Fortnight in Review
The market expects the Fed to raise fund rate by 50 bps to 75-100 bps. Consequently, the US stocks and bonds were down and the USD Index was up. The S&P 500 Index was down 3.3% last week, registering a 12.8% loss year-to-date. RMB kept depreciation rapidly, dropping from 6.38 RMB/USD to 6.68 RMB/USD in the short 10 trading days.
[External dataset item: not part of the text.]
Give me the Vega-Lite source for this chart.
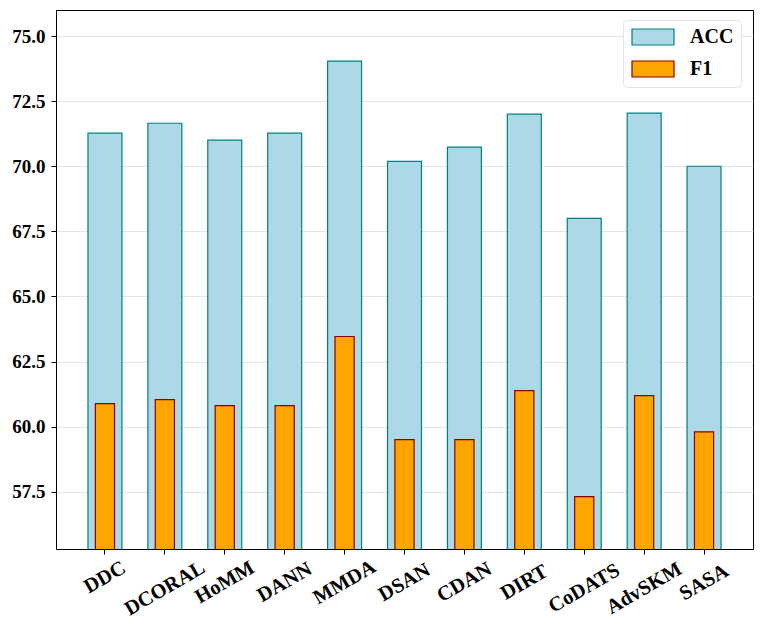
{
  "$schema": "https://vega.github.io/schema/vega-lite/v6.json",
  "width": 697,
  "height": 539,
  "autosize": {"type": "none"},
  "padding": {"left": 56, "top": 10, "right": 10, "bottom": 81},
  "background": "white",
  "data": {
    "values": [
      {"method": "DDC", "metric": "ACC", "value": 71.27},
      {"method": "DCORAL", "metric": "ACC", "value": 71.65},
      {"method": "HoMM", "metric": "ACC", "value": 71.0},
      {"method": "DANN", "metric": "ACC", "value": 71.27},
      {"method": "MMDA", "metric": "ACC", "value": 74.04},
      {"method": "DSAN", "metric": "ACC", "value": 70.19},
      {"method": "CDAN", "metric": "ACC", "value": 70.73},
      {"method": "DIRT", "metric": "ACC", "value": 72.0},
      {"method": "CoDATS", "metric": "ACC", "value": 68.0},
      {"method": "AdvSKM", "metric": "ACC", "value": 72.04},
      {"method": "SASA", "metric": "ACC", "value": 70.0},
      {"method": "DDC", "metric": "F1", "value": 60.88},
      {"method": "DCORAL", "metric": "F1", "value": 61.04},
      {"method": "HoMM", "metric": "F1", "value": 60.81},
      {"method": "DANN", "metric": "F1", "value": 60.81},
      {"method": "MMDA", "metric": "F1", "value": 63.46},
      {"method": "DSAN", "metric": "F1", "value": 59.5},
      {"method": "CDAN", "metric": "F1", "value": 59.5},
      {"method": "DIRT", "metric": "F1", "value": 61.38},
      {"method": "CoDATS", "metric": "F1", "value": 57.31},
      {"method": "AdvSKM", "metric": "F1", "value": 61.19},
      {"method": "SASA", "metric": "F1", "value": 59.8}
    ]
  },
  "encoding": {
    "x": {
      "field": "method",
      "type": "nominal",
      "sort": null,
      "title": null,
      "scale": {"paddingInner": 0, "paddingOuter": 0.317},
      "axis": {
        "labelAngle": -30,
        "labelAlign": "center",
        "labelBaseline": "middle",
        "labelPadding": {
          "condition": [
            {"test": "length(datum.label) == 3", "value": 23},
            {"test": "length(datum.label) == 6", "value": 34}
          ],
          "value": 28
        },
        "labelFont": "Liberation Serif",
        "labelFontWeight": "bold",
        "labelFontSize": 20.5,
        "labelColor": "black",
        "tickColor": "black",
        "tickSize": 5,
        "domainColor": "black",
        "grid": false
      }
    },
    "y": {
      "field": "value",
      "type": "quantitative",
      "title": null,
      "scale": {"domain": [55.3, 76], "nice": false, "zero": false},
      "axis": {
        "values": [57.5, 60, 62.5, 65, 67.5, 70, 72.5, 75],
        "format": ".1f",
        "labelFont": "Liberation Serif",
        "labelFontWeight": "bold",
        "labelFontSize": 19,
        "labelColor": "black",
        "labelPadding": 6,
        "tickColor": "black",
        "tickSize": 5,
        "domainColor": "black",
        "gridColor": "#dddddd",
        "gridWidth": 0.8
      }
    },
    "color": {
      "field": "metric",
      "type": "nominal",
      "scale": {"domain": ["ACC", "F1"], "range": ["#ADD8E6", "#FFA500"]},
      "legend": {
        "title": null,
        "orient": "none",
        "legendX": 567,
        "legendY": 10,
        "symbolType": "M-1,-1H4.25V1H-1Z",
        "symbolSize": 256,
        "symbolStrokeWidth": 1.2,
        "symbolOpacity": 1,
        "labelFont": "Liberation Serif",
        "labelFontWeight": "bold",
        "labelFontSize": 20,
        "labelColor": "black",
        "labelOffset": 40,
        "rowPadding": 10,
        "padding": 7,
        "fillColor": "white",
        "strokeColor": "#e4e4e4",
        "cornerRadius": 4
      }
    },
    "stroke": {
      "field": "metric",
      "type": "nominal",
      "scale": {"domain": ["ACC", "F1"], "range": ["#008080", "#8B0000"]},
      "legend": null
    }
  },
  "layer": [
    {
      "transform": [{"filter": "datum.metric === 'ACC'"}],
      "mark": {"type": "bar", "width": {"band": 0.567}, "strokeWidth": 1.2, "opacity": 1, "clip": true}
    },
    {
      "transform": [{"filter": "datum.metric === 'F1'"}],
      "mark": {"type": "bar", "width": {"band": 0.32}, "strokeWidth": 1.2, "opacity": 1, "clip": true}
    }
  ],
  "config": {
    "view": {"stroke": "black", "strokeWidth": 1}
  }
}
Hang Seng Index bounced on Friday due to the news of China’s Politico Bureau meeting, achieving a 2.2% gain for the week. YTD, Hang Seng Index was down 9.9%, 3 ppt above S&P 500 Index.
Outlook
COVID Update: We think Shanghai’s lockdown was unexpected and unusual. Taking the clue of Hong Kong’s Covid time-line, we think the turning point for Shanghai is likely in May. Other cities, including Beijing, would learn from Shanghai’s lessons and control the spread in time. And judging from the government’s comments, we expect more flexibility rather than lockdown of a major city.
RMB Depreciation: We noticed RMB depreciation is not an independent event amid the overall currency market. USD had been exceptionally strong as USD bond yields are higher than those of nearly all major economies, including JPY and EUR. Notice that RMB had been stable till mid-March and suddenly started the round of deprecation, due to a reverted yield spread of China-US bond yields, the deterioration of COVID situation, and thus expectation of export. We expect the RMB’s turning point would coincide with that of Shanghai’s lockdown.
Window of Observation: Financial market might have already priced in Feb’s rate hike. The Chinese Government may try to balance the economic growth and COVID-zero policy. Shanghai’s lockdown may come to the turning point, and Beijing would not duplicate such a lockdown. In short, the market would face with a friendlier environment, which coupled with a historically low valuation (P/E 7.8x of Hang Seng Index), so we think it is opportunity to accumulate stocks.